Blogging the Bible Day 52: Judges 12-16 Avoiding the Samson In All of Us

With the exception of chapter 12 this is the story of the life of Samson.

Can I give a word of encouragement to parents? This story demonstrates that parents can seek the will of the Lord on behalf of their children. raise them as God directs and those children can still wander. Maybe that is not encouragement to new parents like myself just getting started, but I know many parents live under a banner of guilt and regret, maybe some the regret is truth, but for many there was nothing more they could have done, they asked like Samson’s parents, “What shall we do unto the child that shall be born unto us?”

If only Samson had obeyed God’s divine direction with the same discipline as his parents, but he did not and his great flaw of life was, yes women, but more importantly the types of people he chose to associate with. Maybe the greatest lesson we can teach our kids is who they choose to hang-out with. We should associate with everyone for the sake of witness, but our true “bosom buddies” should be those that help us to grow closer to Jesus.

In the story of Samson and his wife, the young philistine girl, we see the tragic trajectory of sin. First he was hanging out with a crowd that had no desire for God’s will. Next he allowed himself to be drawn to a girl that was not “equally yoked” with him, then he ignored the counsel of his parents.

We also see how pride can lead to great sin. He kills a lion, the Bible tells us that God gave him the strength and power to kill that lion. But later on Samson’s pride leads him back to admire his kill. When he sees it he sees the honey, and he eats the honey out of dead animal which is unclean, and thus he has there broken his Nazarite vow. He then gives some of that unclean honey to his parents, but he doesn’t tell them where it came from thus leading them into a sinful act, though an unknowing one. He then again with his pride decides to show-off by telling a riddle about his triumph. And when his pride leads to a fall rather than just manning up he kills people and eventually gets his own wife and her father burned alive.

Then with Delilah, again the trajectory of sin. He is with a woman he should not be with. She keeps trying to trap him, he thinks he is strong enough to resist her traps and so thought she is bad news, he had to know that he keeps going back to her…she is like a drug. She finally wears him down, how he just gets annoyed and decides to fold thinking he can handle whatever comes.

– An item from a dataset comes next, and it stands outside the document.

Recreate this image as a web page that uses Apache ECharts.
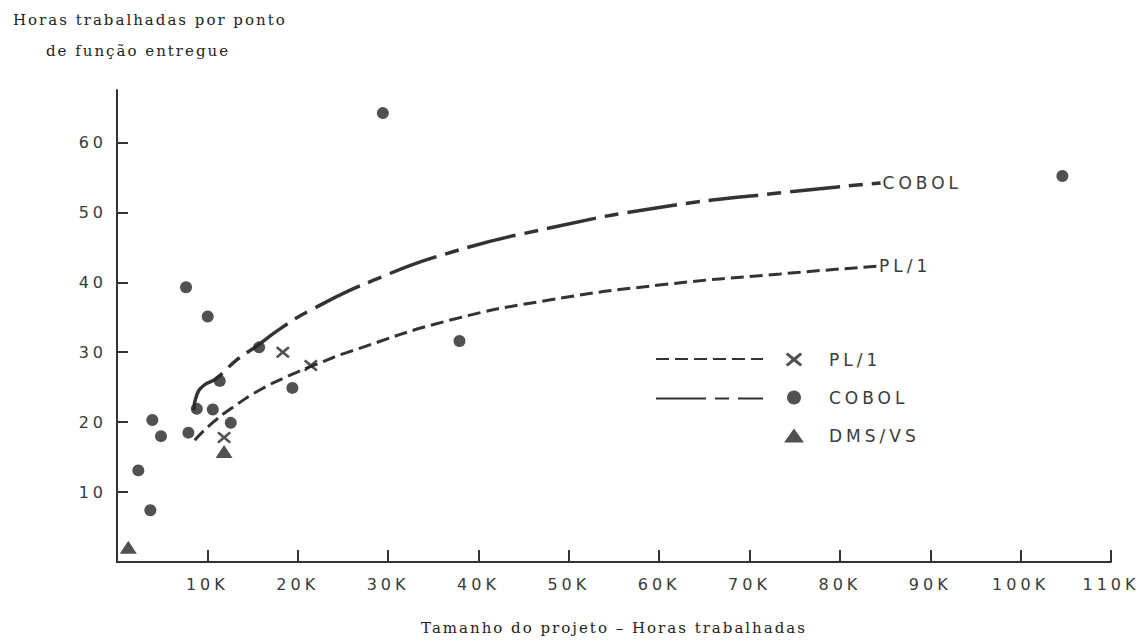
<!DOCTYPE html>
<html>
<head>
<meta charset="utf-8">
<script src="https://cdn.jsdelivr.net/npm/echarts@6/dist/echarts.min.js"></script>
<style>
html,body{margin:0;padding:0;background:#fff;}
#c{width:1145px;height:640px;}
svg text{letter-spacing:4px;}
svg text[style*="Serif"], svg text[font-family*="Serif"]{letter-spacing:2px;}
</style>
</head>
<body>
<div id="c"></div>
<script>
// ---- data ----
const xTickValues = [10000, 20000, 30000, 40000, 50000, 60000, 70000, 80000, 90000, 100000, 110000];
const yTickValues = [10, 20, 30, 40, 50, 60];

const cobolPoints = [
  [2360, 13.1], [3690, 7.4], [3910, 20.3], [4870, 18.0], [7640, 39.3], [7900, 18.5],
  [8830, 21.9], [10040, 35.1], [10600, 21.8], [11370, 25.9], [12590, 19.9],
  [15730, 30.7], [19410, 24.9], [29420, 64.2], [37900, 31.6], [104620, 55.2]
];
const pl1Points = [[11850, 17.8], [18350, 30.0], [21450, 28.1]];
const dmsPoints = [[1250, 2.1], [11850, 15.8]];

const cobolCurve = [
  [8500, 21.7], [8800, 23.8], [9560, 25.2], [11040, 26.3], [13250, 28.9], [15500, 30.9],
  [18000, 33.3], [21400, 36.0], [28400, 40.3], [37000, 44.3], [48000, 47.8], [60000, 50.7],
  [73400, 52.8], [84500, 54.2]
];
const pl1Curve = [
  [8600, 17.4], [10300, 19.6], [12900, 22.2], [15800, 24.6], [18800, 26.5], [22100, 28.3],
  [26000, 30.2], [36900, 34.6], [48000, 37.5], [60000, 39.6], [73400, 41.2], [84100, 42.3]
];

const yTitle1 = 'Horas trabalhadas por ponto';
const yTitle2 = 'de função entregue';
const xTitle = 'Tamanho do projeto – Horas trabalhadas';

// ---- styles ----
const ink = '#262626';
const labelColor = '#3a3a3a';
const sans = 'DejaVu Sans';
const serif = 'DejaVu Serif';
const xPath = 'path://M0,2.5L2.5,0L10,6L17.5,0L20,2.5L13,8.5L20,14.5L17.5,17L10,11L2.5,17L0,14.5L7,8.5Z';

const chart = echarts.init(document.getElementById('c'), null, {renderer: 'svg'});
chart.setOption({
  backgroundColor: '#ffffff',
  animation: false,
  title: [
    {text: yTitle1, left: 8, top: 7, textStyle: {fontFamily: serif, fontSize: 15, fontWeight: 'normal', color: '#222'}},
    {text: yTitle2, left: 41, top: 38, textStyle: {fontFamily: serif, fontSize: 15, fontWeight: 'normal', color: '#222'}}
  ],
  grid: {left: 117, right: 34, top: 90, bottom: 75},
  legend: [
    {
      orient: 'vertical', left: 779, top: 346, itemWidth: 20, itemHeight: 14, itemGap: 21,
      selectedMode: false,
      data: [{name: 'PL/1', icon: xPath}, {name: 'COBOL', icon: 'circle'}, {name: 'DMS/VS', icon: 'triangle'}],
      textStyle: {fontFamily: sans, fontSize: 17, color: labelColor, padding: [0, 0, 0, 20]}
    },
    {
      orient: 'vertical', left: 650, top: 347, itemWidth: 107, itemHeight: 14, itemGap: 27,
      selectedMode: false,
      data: ['PL/1 curva', 'COBOL curva'],
      formatter: function () { return ''; },
      itemStyle: {color: 'rgba(0,0,0,0)', borderWidth: 0, opacity: 0},
      textStyle: {fontSize: 10}
    }
  ],
  xAxis: {
    type: 'value', min: 0, max: 110000, interval: 10000,
    name: xTitle, nameLocation: 'middle', nameGap: 58,
    nameTextStyle: {fontFamily: serif, fontSize: 15, color: '#222'},
    axisLine: {show: true, lineStyle: {color: '#333', width: 2}},
    axisTick: {show: true, inside: true, length: 12, customValues: xTickValues, lineStyle: {color: '#333', width: 2}},
    axisLabel: {customValues: xTickValues, margin: 14, fontFamily: sans, fontSize: 16, color: labelColor,
      formatter: function (v) { return (v / 1000) + 'K'; }},
    splitLine: {show: false}
  },
  yAxis: {
    type: 'value', min: 0, max: 67.5, interval: 10,
    axisLine: {show: true, lineStyle: {color: '#333', width: 2}},
    axisTick: {show: true, inside: true, length: 11, customValues: yTickValues, lineStyle: {color: '#333', width: 2}},
    axisLabel: {customValues: yTickValues, margin: 10, fontFamily: sans, fontSize: 16, color: labelColor},
    splitLine: {show: false}
  },
  series: [
    {
      name: 'COBOL curva', type: 'line', data: cobolCurve, smooth: 0.5, symbol: 'none', z: 2,
      itemStyle: {color: '#333'},
      lineStyle: {color: '#333', width: 3.5, type: [50, 9, 14, 9]},
      endLabel: {show: true, formatter: 'COBOL', distance: 2, fontFamily: sans, fontSize: 17, color: labelColor}
    },
    {
      name: 'PL/1 curva', type: 'line', data: pl1Curve, smooth: 0.5, symbol: 'none', z: 2,
      itemStyle: {color: '#333'},
      lineStyle: {color: '#333', width: 3, type: [13, 6]},
      endLabel: {show: true, formatter: 'PL/1', distance: 2, fontFamily: sans, fontSize: 17, color: labelColor}
    },
    {name: 'PL/1', type: 'scatter', data: pl1Points, symbol: xPath, symbolSize: [14, 12], itemStyle: {color: ink}, z: 3},
    {name: 'COBOL', type: 'scatter', data: cobolPoints, symbol: 'circle', symbolSize: 12, itemStyle: {color: ink}, z: 3},
    {name: 'DMS/VS', type: 'scatter', data: dmsPoints, symbol: 'triangle', symbolSize: [17, 13], itemStyle: {color: ink}, z: 3}
  ]
});
</script>
</body>
</html>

Probably the saddest line in the entire book…well at least one of the saddest lines,

“But he did not know that the Lord had departed from him.” -Judges 16:20

For so long he had been walking with one foot in the world and one foot with God that when he finally put both feet in the world he didn’t even realize that he’d made that transition.

The story ends tragically with Samson killing himself…and yet also with grace…because the Holy Spirit inspired the writer of Hebrews years later to include Samson in the hall of faith. What does this mean? To me it means that though Samson got a lot in life, even his suicide…at the end to the best of his ability as a fallen and broken individual he reached his hand out to God and God said that is enough and through Jesus on the cross, like for so many of us the gap was bridged! The faith of a mustard seed…

Samson’s life is a absolute reminder of this statement from Ellen White in regards to Samson,

“if men (or women) willfully place themselves under the power of temptation, they will fall, sooner or later.” Patriarchs and Prophets, p. 568

I’ve fallen to willful sin, maybe so have you, if we put ourselves in the seat of temptation we will all eventually fall, but that doesn’t have to be our end, that doesn’t have to be the end of our story or our hope!

If it has already happened in your life don’t be like Samson and repeat that willful mistake over and over again for 20 years.

Ask Jesus for forgiveness and renewed strength and walk forward in the newness of life…maybe with a limp…but still assured of life in Jesus!